:: Records shown ::

==========

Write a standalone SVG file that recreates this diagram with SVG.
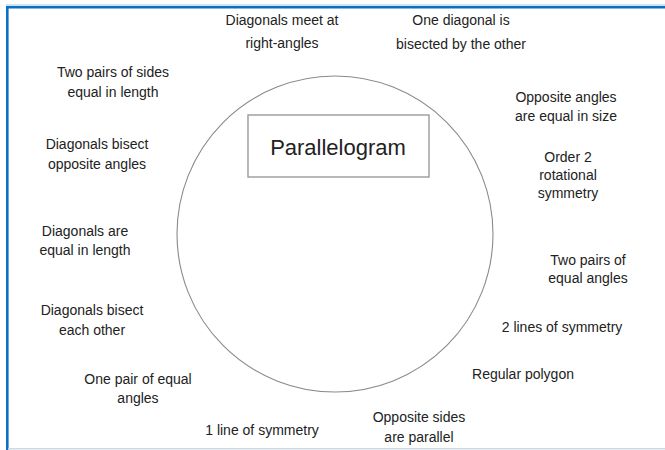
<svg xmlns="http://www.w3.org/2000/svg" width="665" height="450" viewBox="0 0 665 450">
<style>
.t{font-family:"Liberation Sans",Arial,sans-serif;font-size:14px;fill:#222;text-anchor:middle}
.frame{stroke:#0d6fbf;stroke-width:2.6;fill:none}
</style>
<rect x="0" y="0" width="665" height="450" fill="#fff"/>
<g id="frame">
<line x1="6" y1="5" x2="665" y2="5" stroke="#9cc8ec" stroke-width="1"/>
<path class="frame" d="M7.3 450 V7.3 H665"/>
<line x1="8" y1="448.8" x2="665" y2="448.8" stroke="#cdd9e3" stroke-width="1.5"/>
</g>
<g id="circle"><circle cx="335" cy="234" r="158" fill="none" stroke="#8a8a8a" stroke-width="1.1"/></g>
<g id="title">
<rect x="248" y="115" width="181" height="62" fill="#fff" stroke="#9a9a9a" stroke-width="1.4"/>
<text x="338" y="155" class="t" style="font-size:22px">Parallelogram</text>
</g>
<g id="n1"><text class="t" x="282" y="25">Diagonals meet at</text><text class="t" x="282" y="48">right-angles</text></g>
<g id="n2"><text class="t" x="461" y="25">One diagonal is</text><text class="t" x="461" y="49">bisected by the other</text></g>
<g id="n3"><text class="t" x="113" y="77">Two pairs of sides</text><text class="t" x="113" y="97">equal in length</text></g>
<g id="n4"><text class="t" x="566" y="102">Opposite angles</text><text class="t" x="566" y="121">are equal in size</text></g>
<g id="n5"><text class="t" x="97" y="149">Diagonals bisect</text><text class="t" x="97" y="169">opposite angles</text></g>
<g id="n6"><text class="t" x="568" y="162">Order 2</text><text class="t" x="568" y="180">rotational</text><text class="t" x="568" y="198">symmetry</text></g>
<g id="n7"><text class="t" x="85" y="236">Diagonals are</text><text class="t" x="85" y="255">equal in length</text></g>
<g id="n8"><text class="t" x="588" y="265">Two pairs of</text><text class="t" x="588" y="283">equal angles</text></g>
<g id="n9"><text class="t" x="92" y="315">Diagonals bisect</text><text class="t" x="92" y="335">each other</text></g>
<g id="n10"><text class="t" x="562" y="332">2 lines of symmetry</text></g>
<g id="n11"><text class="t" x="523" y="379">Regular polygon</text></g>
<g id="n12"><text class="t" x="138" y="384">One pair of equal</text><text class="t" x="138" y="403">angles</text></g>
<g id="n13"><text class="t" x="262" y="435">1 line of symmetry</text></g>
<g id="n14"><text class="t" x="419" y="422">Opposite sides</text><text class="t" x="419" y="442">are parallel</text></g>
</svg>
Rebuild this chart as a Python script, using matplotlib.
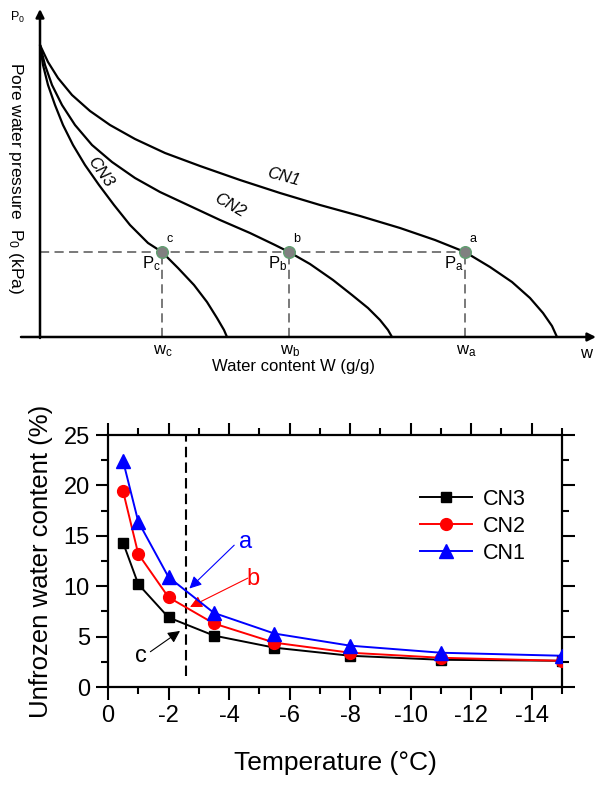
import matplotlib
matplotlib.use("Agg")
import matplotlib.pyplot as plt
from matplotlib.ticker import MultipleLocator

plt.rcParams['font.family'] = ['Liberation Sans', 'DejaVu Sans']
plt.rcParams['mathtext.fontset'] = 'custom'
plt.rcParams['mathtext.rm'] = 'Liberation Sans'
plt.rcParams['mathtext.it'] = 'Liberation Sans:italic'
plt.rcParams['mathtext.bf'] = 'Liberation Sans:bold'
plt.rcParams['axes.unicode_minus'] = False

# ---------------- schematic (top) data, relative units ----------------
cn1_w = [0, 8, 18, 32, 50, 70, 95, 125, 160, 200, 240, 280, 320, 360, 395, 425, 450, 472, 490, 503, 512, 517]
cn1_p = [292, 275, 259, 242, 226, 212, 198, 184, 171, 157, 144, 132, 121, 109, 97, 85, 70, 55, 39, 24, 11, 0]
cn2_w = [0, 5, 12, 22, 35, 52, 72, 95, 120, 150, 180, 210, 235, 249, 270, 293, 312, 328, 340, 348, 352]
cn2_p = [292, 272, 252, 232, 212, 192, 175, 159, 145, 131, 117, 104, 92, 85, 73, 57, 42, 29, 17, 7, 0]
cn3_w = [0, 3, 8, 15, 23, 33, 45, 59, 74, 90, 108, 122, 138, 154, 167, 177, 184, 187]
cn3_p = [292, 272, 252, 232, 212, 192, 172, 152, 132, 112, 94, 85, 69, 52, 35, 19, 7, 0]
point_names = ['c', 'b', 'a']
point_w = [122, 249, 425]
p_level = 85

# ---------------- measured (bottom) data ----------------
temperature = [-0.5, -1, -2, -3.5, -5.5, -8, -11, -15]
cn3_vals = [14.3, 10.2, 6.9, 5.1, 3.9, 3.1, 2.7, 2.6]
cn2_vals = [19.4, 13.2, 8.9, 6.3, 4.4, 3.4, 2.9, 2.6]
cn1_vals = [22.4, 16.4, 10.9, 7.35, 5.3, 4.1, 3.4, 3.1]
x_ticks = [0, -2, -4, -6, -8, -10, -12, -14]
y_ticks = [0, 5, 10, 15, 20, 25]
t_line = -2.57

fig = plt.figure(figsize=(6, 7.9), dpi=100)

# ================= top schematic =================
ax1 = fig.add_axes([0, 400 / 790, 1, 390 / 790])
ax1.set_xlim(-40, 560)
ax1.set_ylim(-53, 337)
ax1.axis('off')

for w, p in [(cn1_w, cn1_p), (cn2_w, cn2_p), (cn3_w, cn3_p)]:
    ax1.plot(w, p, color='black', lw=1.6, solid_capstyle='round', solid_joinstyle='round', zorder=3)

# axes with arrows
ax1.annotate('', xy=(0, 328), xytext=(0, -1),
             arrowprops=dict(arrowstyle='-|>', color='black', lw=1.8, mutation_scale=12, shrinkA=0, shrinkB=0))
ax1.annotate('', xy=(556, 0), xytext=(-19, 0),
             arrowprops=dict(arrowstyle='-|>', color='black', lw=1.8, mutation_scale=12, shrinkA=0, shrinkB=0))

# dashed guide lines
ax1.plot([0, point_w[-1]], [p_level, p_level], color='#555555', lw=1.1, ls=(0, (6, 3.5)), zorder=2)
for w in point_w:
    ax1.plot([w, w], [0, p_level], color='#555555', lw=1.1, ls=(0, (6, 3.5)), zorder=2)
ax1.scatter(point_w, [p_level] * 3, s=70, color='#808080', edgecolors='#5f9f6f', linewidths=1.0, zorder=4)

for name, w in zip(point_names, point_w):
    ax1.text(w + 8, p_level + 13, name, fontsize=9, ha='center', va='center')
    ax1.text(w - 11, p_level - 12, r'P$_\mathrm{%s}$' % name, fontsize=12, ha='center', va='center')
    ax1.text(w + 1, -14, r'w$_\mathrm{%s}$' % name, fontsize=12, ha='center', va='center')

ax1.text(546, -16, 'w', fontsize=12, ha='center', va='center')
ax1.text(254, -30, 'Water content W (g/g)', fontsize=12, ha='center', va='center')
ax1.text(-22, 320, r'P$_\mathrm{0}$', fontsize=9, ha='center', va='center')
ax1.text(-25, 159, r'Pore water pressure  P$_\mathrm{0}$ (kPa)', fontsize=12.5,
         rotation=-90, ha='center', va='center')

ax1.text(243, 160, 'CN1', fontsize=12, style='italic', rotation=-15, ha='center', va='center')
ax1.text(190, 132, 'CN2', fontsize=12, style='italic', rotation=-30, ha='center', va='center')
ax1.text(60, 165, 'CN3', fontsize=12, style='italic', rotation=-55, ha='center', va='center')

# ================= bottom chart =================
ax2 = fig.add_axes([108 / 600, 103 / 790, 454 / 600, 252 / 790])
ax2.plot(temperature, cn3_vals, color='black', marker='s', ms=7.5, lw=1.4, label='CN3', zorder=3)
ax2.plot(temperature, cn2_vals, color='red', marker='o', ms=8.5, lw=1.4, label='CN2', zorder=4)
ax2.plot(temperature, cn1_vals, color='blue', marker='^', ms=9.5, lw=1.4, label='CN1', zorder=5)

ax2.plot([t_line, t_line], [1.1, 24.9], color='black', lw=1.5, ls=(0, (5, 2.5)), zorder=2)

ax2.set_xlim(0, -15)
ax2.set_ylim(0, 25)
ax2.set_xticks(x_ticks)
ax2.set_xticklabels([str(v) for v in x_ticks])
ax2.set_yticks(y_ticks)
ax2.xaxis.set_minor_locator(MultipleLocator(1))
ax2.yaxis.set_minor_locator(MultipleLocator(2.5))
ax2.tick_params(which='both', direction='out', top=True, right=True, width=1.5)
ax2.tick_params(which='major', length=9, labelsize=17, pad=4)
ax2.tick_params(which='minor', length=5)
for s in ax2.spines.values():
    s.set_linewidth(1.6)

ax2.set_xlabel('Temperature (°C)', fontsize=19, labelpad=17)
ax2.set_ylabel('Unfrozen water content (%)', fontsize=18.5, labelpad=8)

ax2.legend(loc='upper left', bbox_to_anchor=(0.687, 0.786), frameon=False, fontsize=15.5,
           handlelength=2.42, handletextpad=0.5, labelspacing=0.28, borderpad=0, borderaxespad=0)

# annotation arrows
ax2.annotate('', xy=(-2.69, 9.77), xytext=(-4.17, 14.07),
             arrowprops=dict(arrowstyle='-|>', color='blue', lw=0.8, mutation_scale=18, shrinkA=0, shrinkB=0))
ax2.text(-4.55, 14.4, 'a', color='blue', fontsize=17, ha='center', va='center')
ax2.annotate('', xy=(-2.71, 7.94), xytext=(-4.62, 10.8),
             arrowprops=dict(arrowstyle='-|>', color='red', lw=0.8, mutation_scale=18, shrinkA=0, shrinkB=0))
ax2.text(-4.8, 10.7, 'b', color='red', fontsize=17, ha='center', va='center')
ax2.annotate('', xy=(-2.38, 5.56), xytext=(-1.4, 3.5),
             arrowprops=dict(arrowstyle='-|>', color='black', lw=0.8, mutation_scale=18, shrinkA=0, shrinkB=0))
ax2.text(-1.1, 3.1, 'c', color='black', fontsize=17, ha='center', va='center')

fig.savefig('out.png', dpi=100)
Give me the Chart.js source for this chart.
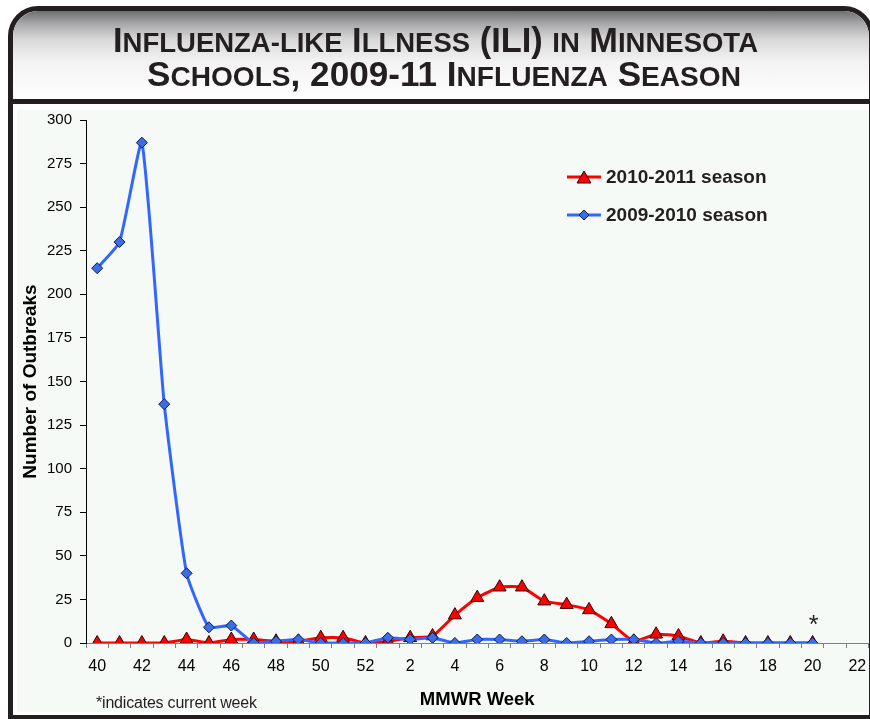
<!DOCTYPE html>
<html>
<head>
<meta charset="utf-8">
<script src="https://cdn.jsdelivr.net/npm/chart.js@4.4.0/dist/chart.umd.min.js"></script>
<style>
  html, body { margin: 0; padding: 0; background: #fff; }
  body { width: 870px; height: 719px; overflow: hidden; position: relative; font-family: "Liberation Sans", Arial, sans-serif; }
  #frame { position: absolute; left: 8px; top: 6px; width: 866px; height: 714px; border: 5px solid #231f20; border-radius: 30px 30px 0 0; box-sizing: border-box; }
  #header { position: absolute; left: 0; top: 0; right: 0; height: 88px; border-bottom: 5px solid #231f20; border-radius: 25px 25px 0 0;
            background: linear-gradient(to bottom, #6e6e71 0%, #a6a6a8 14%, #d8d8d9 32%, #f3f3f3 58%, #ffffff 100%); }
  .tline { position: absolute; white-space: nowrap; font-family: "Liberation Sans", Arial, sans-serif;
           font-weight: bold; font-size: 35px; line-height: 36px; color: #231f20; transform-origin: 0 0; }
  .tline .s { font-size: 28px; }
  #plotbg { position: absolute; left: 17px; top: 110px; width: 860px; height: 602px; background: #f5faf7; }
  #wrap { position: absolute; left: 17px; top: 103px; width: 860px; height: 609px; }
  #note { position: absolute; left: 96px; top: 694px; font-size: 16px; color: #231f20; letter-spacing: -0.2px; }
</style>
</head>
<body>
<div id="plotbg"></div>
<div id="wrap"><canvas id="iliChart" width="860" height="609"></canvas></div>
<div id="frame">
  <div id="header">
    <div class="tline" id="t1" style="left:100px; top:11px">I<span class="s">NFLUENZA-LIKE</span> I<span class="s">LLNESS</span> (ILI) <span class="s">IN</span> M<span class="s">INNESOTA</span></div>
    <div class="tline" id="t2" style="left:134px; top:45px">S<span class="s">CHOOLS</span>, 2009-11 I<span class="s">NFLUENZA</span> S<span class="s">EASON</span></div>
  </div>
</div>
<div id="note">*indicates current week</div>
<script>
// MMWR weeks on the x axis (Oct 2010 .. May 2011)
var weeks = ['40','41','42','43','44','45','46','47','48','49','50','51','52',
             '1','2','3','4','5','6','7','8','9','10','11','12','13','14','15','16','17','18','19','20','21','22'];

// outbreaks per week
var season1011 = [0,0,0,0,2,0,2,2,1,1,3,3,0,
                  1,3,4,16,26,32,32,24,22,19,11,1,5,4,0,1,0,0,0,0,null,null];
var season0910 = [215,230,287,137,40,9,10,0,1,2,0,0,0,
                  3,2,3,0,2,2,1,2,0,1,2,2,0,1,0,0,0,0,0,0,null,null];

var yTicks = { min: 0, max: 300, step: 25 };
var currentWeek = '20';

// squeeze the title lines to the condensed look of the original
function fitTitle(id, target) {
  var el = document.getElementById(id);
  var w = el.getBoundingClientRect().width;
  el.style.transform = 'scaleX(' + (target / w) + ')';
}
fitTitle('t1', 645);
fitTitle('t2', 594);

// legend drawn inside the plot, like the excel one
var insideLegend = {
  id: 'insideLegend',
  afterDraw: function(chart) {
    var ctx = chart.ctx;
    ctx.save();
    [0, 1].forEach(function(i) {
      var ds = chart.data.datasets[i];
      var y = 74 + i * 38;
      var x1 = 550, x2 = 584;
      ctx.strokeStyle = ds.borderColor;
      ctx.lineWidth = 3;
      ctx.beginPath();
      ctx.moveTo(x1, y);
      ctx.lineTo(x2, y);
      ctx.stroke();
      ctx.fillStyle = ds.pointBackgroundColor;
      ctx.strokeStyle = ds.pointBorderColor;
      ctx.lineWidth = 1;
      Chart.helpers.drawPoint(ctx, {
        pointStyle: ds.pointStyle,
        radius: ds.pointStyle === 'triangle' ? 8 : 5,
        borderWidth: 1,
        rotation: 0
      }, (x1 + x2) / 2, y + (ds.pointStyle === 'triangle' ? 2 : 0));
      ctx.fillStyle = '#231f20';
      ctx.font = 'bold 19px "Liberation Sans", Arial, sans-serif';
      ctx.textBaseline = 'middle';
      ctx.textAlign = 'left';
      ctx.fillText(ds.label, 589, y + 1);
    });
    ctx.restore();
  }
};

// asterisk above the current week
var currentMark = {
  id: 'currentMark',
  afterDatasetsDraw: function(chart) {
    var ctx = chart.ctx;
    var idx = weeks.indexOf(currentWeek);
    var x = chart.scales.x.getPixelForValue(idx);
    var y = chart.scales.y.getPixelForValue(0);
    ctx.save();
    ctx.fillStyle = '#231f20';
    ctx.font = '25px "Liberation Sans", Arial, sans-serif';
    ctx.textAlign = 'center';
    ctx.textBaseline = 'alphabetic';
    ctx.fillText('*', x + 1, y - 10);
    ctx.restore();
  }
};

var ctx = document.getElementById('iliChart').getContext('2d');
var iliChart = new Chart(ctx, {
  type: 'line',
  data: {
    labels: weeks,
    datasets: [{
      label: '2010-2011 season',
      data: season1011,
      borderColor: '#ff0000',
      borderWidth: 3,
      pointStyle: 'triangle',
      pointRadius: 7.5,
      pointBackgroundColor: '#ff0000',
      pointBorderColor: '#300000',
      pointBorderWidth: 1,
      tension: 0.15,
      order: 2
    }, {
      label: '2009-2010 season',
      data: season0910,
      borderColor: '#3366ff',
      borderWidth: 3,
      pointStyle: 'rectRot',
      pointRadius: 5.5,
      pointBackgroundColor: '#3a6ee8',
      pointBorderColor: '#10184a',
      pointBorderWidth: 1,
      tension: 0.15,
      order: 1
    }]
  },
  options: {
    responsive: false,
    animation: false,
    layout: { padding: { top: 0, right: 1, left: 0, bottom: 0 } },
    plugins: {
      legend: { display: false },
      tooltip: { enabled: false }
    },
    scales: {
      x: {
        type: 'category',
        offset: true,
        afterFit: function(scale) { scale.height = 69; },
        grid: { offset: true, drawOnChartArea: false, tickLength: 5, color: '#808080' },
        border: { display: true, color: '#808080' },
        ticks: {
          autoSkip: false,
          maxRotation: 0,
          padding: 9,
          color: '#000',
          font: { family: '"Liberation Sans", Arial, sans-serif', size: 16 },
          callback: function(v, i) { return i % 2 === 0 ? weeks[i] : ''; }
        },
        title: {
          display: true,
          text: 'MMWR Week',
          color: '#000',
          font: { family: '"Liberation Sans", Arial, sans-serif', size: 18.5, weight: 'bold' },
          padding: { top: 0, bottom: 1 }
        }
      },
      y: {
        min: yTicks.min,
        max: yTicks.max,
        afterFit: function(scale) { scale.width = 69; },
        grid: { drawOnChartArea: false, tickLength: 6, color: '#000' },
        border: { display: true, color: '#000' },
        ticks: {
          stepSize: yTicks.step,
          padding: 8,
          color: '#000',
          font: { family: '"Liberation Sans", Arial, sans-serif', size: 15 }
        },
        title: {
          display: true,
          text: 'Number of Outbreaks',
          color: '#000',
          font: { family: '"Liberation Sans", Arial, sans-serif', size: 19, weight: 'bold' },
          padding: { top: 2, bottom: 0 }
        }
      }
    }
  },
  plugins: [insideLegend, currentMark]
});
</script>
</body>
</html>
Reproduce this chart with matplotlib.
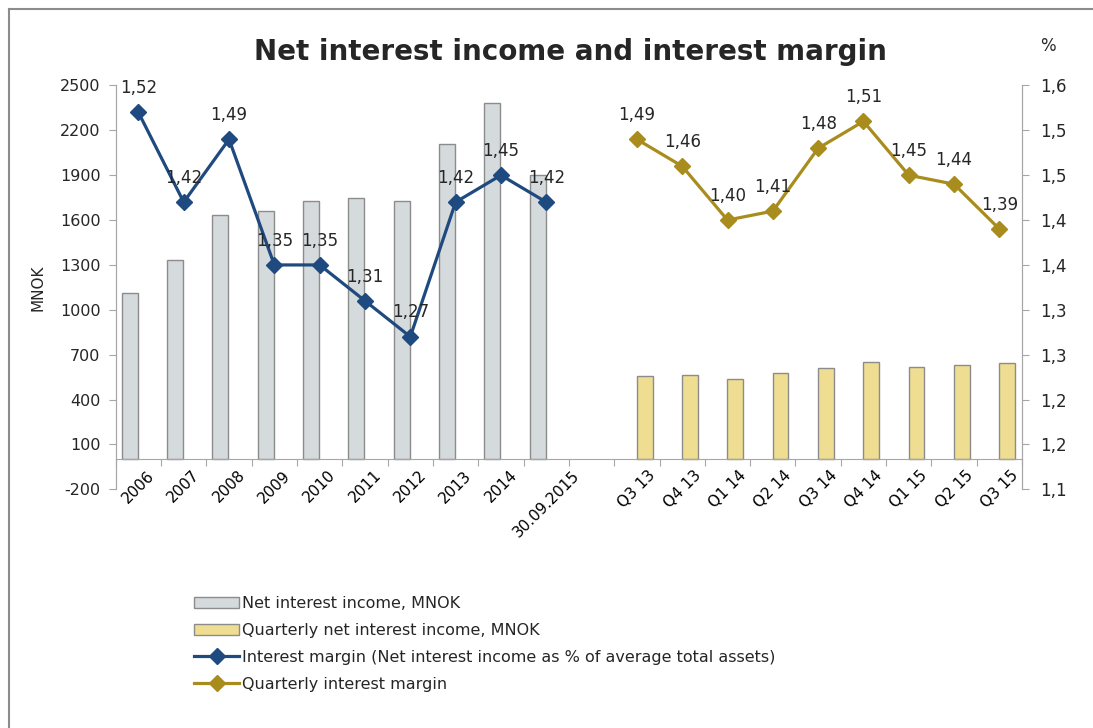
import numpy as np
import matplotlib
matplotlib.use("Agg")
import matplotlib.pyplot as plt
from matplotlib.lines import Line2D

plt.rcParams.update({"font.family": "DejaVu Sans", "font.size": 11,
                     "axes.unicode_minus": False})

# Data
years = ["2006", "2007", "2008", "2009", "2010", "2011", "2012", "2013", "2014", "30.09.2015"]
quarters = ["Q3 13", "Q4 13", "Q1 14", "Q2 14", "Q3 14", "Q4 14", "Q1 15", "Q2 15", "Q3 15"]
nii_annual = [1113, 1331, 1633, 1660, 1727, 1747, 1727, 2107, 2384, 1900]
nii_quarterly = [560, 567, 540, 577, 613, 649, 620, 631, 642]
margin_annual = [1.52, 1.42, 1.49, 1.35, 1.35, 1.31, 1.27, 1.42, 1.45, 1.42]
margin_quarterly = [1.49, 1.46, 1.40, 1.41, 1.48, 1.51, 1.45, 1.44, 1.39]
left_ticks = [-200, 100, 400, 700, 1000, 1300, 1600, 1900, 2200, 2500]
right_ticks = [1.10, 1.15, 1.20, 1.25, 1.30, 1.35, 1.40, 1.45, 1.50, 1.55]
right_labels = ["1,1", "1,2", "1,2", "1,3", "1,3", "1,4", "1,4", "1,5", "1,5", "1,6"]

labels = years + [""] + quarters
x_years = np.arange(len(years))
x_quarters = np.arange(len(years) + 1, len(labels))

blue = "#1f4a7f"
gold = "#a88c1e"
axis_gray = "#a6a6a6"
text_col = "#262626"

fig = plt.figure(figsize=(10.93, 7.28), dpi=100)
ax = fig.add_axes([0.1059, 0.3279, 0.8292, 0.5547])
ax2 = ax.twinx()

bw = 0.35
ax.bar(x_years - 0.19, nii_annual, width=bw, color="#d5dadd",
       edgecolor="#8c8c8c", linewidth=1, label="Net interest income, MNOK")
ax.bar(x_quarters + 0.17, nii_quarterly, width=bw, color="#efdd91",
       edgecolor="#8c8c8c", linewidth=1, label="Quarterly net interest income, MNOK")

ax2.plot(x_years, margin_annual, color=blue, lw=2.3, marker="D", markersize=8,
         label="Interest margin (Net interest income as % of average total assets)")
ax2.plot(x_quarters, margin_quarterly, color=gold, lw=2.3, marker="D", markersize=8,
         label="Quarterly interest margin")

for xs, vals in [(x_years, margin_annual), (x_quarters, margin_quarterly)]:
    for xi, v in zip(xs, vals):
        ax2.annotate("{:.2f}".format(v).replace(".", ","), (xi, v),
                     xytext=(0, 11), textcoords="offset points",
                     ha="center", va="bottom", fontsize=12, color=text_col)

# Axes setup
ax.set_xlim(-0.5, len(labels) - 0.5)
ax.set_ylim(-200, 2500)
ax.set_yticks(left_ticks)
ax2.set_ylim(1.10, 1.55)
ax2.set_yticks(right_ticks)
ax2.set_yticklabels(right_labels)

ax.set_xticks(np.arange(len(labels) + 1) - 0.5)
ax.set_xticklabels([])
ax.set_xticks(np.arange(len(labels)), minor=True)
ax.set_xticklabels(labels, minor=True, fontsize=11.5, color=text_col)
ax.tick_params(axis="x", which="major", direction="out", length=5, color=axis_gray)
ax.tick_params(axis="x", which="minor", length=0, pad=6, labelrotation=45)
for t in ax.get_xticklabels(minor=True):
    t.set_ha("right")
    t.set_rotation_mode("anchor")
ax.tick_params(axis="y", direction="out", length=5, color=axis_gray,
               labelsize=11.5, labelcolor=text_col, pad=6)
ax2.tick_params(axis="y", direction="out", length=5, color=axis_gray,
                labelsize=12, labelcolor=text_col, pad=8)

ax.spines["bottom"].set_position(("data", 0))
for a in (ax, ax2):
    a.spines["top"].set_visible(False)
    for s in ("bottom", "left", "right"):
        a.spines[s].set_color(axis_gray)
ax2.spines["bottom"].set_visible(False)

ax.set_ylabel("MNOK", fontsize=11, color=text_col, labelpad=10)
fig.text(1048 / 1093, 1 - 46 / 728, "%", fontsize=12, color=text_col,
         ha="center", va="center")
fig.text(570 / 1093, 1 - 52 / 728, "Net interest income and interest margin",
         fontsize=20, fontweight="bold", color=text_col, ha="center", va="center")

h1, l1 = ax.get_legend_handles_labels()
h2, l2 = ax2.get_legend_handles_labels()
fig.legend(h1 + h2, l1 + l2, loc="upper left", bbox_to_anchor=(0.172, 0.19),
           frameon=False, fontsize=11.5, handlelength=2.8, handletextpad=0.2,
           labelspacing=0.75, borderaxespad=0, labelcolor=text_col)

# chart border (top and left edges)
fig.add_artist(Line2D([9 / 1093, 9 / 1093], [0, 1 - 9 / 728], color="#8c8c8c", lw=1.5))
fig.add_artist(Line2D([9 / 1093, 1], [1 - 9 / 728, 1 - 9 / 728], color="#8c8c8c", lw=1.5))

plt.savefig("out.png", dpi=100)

==========

:: Task statement ::
Extract exactly the lines running from the line containing "Reproduce this chart with matplotlib." to the line containing "from matplotlib.lines import Line2D", with both end lines included and all pictures left out.

:: Exercise response ::
Reproduce this chart with matplotlib.
import numpy as np
import matplotlib
matplotlib.use("Agg")
import matplotlib.pyplot as plt
from matplotlib.lines import Line2D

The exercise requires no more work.